= Provided material =

⟨

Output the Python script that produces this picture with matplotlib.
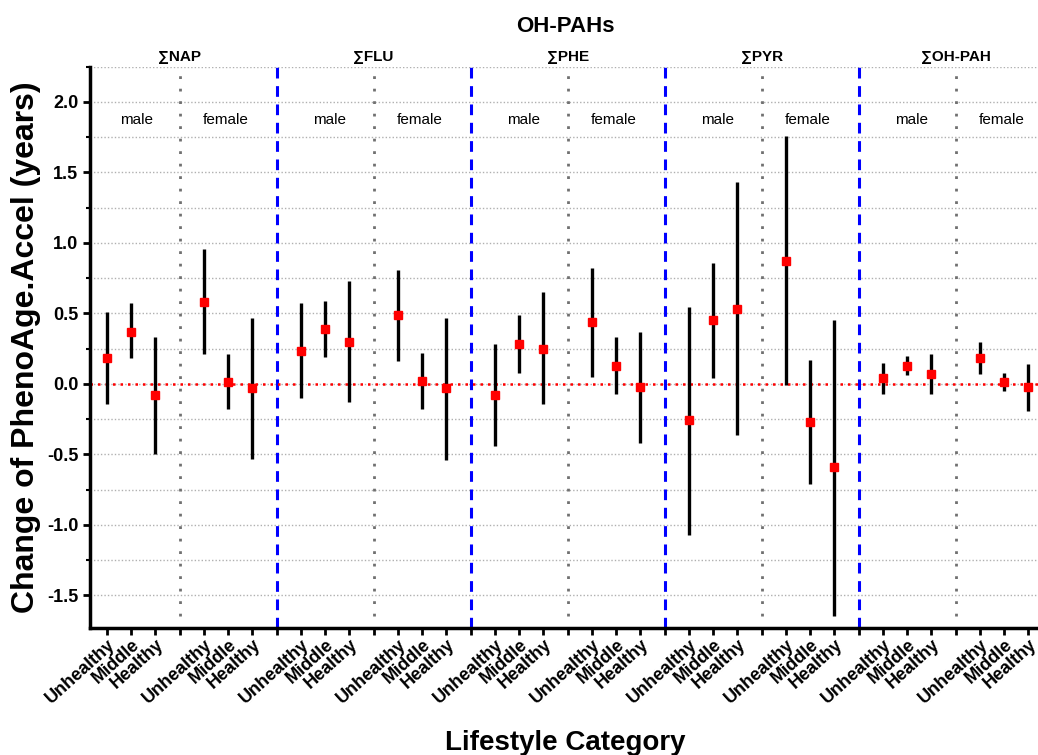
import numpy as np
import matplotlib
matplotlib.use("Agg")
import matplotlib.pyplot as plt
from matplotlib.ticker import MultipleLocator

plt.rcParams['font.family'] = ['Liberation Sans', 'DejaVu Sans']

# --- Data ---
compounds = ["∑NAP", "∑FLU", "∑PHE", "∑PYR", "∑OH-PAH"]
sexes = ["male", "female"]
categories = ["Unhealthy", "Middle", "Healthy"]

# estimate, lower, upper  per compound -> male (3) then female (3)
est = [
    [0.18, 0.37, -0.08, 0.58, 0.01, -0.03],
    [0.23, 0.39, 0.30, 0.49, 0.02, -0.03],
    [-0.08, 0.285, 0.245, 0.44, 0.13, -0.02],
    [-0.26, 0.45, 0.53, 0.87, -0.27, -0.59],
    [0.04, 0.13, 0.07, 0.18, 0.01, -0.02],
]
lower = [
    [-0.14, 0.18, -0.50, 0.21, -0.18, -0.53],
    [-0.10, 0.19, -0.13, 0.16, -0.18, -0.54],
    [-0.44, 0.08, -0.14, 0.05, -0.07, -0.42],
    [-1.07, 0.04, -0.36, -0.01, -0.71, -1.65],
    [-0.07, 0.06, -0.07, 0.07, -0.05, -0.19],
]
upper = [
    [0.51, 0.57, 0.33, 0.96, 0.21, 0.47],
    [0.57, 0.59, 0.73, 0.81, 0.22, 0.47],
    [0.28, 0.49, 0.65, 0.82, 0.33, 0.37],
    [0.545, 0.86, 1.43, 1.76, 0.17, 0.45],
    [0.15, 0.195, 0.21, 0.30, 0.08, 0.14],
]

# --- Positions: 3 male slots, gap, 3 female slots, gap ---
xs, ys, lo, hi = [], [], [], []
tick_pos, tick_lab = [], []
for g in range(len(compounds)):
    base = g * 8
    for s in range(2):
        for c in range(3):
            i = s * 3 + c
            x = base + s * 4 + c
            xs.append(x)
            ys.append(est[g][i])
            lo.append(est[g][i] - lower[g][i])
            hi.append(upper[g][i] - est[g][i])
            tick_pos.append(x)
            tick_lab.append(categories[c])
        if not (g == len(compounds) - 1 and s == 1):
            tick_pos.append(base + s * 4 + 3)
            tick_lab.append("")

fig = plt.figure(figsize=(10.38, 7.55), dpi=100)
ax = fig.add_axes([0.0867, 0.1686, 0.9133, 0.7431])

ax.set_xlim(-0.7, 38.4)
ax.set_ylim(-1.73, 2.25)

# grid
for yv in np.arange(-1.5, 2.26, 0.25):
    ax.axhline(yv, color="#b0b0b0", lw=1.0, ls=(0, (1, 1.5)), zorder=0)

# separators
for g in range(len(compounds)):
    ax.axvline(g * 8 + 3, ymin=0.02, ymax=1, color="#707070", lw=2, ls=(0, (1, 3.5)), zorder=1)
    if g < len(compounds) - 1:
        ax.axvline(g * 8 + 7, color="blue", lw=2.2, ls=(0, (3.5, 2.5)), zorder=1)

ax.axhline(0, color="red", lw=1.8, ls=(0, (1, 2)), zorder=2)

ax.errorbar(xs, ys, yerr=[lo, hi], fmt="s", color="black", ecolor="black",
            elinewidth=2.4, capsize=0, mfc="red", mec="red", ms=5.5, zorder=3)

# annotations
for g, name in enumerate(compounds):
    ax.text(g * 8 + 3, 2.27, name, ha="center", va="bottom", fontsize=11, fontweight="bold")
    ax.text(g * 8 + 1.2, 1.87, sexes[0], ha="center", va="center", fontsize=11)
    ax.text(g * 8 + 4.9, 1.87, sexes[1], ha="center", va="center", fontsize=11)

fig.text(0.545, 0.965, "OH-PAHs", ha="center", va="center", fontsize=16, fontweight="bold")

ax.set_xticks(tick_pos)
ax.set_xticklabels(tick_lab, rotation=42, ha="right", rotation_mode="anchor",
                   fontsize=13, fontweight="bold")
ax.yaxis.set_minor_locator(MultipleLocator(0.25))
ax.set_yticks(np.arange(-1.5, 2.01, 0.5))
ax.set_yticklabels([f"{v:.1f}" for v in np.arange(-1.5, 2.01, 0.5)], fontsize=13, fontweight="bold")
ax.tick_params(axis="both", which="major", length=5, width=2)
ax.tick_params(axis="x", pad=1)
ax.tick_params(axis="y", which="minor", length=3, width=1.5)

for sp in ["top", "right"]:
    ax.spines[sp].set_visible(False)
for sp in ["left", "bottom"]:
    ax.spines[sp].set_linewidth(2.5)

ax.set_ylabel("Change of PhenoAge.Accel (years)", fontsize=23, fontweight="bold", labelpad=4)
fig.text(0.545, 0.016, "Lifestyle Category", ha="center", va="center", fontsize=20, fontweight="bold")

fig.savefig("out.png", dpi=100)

⟩

= What you should do =
Reproduce the listing exactly. Leave its pictures out.

= Solution below =
Output the Python script that produces this picture with matplotlib.
import numpy as np
import matplotlib
matplotlib.use("Agg")
import matplotlib.pyplot as plt
from matplotlib.ticker import MultipleLocator

plt.rcParams['font.family'] = ['Liberation Sans', 'DejaVu Sans']

# --- Data ---
compounds = ["∑NAP", "∑FLU", "∑PHE", "∑PYR", "∑OH-PAH"]
sexes = ["male", "female"]
categories = ["Unhealthy", "Middle", "Healthy"]

# estimate, lower, upper  per compound -> male (3) then female (3)
est = [
    [0.18, 0.37, -0.08, 0.58, 0.01, -0.03],
    [0.23, 0.39, 0.30, 0.49, 0.02, -0.03],
    [-0.08, 0.285, 0.245, 0.44, 0.13, -0.02],
    [-0.26, 0.45, 0.53, 0.87, -0.27, -0.59],
    [0.04, 0.13, 0.07, 0.18, 0.01, -0.02],
]
lower = [
    [-0.14, 0.18, -0.50, 0.21, -0.18, -0.53],
    [-0.10, 0.19, -0.13, 0.16, -0.18, -0.54],
    [-0.44, 0.08, -0.14, 0.05, -0.07, -0.42],
    [-1.07, 0.04, -0.36, -0.01, -0.71, -1.65],
    [-0.07, 0.06, -0.07, 0.07, -0.05, -0.19],
]
upper = [
    [0.51, 0.57, 0.33, 0.96, 0.21, 0.47],
    [0.57, 0.59, 0.73, 0.81, 0.22, 0.47],
    [0.28, 0.49, 0.65, 0.82, 0.33, 0.37],
    [0.545, 0.86, 1.43, 1.76, 0.17, 0.45],
    [0.15, 0.195, 0.21, 0.30, 0.08, 0.14],
]

# --- Positions: 3 male slots, gap, 3 female slots, gap ---
xs, ys, lo, hi = [], [], [], []
tick_pos, tick_lab = [], []
for g in range(len(compounds)):
    base = g * 8
    for s in range(2):
        for c in range(3):
            i = s * 3 + c
            x = base + s * 4 + c
            xs.append(x)
            ys.append(est[g][i])
            lo.append(est[g][i] - lower[g][i])
            hi.append(upper[g][i] - est[g][i])
            tick_pos.append(x)
            tick_lab.append(categories[c])
        if not (g == len(compounds) - 1 and s == 1):
            tick_pos.append(base + s * 4 + 3)
            tick_lab.append("")

fig = plt.figure(figsize=(10.38, 7.55), dpi=100)
ax = fig.add_axes([0.0867, 0.1686, 0.9133, 0.7431])

ax.set_xlim(-0.7, 38.4)
ax.set_ylim(-1.73, 2.25)

# grid
for yv in np.arange(-1.5, 2.26, 0.25):
    ax.axhline(yv, color="#b0b0b0", lw=1.0, ls=(0, (1, 1.5)), zorder=0)

# separators
for g in range(len(compounds)):
    ax.axvline(g * 8 + 3, ymin=0.02, ymax=1, color="#707070", lw=2, ls=(0, (1, 3.5)), zorder=1)
    if g < len(compounds) - 1:
        ax.axvline(g * 8 + 7, color="blue", lw=2.2, ls=(0, (3.5, 2.5)), zorder=1)

ax.axhline(0, color="red", lw=1.8, ls=(0, (1, 2)), zorder=2)

ax.errorbar(xs, ys, yerr=[lo, hi], fmt="s", color="black", ecolor="black",
            elinewidth=2.4, capsize=0, mfc="red", mec="red", ms=5.5, zorder=3)

# annotations
for g, name in enumerate(compounds):
    ax.text(g * 8 + 3, 2.27, name, ha="center", va="bottom", fontsize=11, fontweight="bold")
    ax.text(g * 8 + 1.2, 1.87, sexes[0], ha="center", va="center", fontsize=11)
    ax.text(g * 8 + 4.9, 1.87, sexes[1], ha="center", va="center", fontsize=11)

fig.text(0.545, 0.965, "OH-PAHs", ha="center", va="center", fontsize=16, fontweight="bold")

ax.set_xticks(tick_pos)
ax.set_xticklabels(tick_lab, rotation=42, ha="right", rotation_mode="anchor",
                   fontsize=13, fontweight="bold")
ax.yaxis.set_minor_locator(MultipleLocator(0.25))
ax.set_yticks(np.arange(-1.5, 2.01, 0.5))
ax.set_yticklabels([f"{v:.1f}" for v in np.arange(-1.5, 2.01, 0.5)], fontsize=13, fontweight="bold")
ax.tick_params(axis="both", which="major", length=5, width=2)
ax.tick_params(axis="x", pad=1)
ax.tick_params(axis="y", which="minor", length=3, width=1.5)

for sp in ["top", "right"]:
    ax.spines[sp].set_visible(False)
for sp in ["left", "bottom"]:
    ax.spines[sp].set_linewidth(2.5)

ax.set_ylabel("Change of PhenoAge.Accel (years)", fontsize=23, fontweight="bold", labelpad=4)
fig.text(0.545, 0.016, "Lifestyle Category", ha="center", va="center", fontsize=20, fontweight="bold")

fig.savefig("out.png", dpi=100)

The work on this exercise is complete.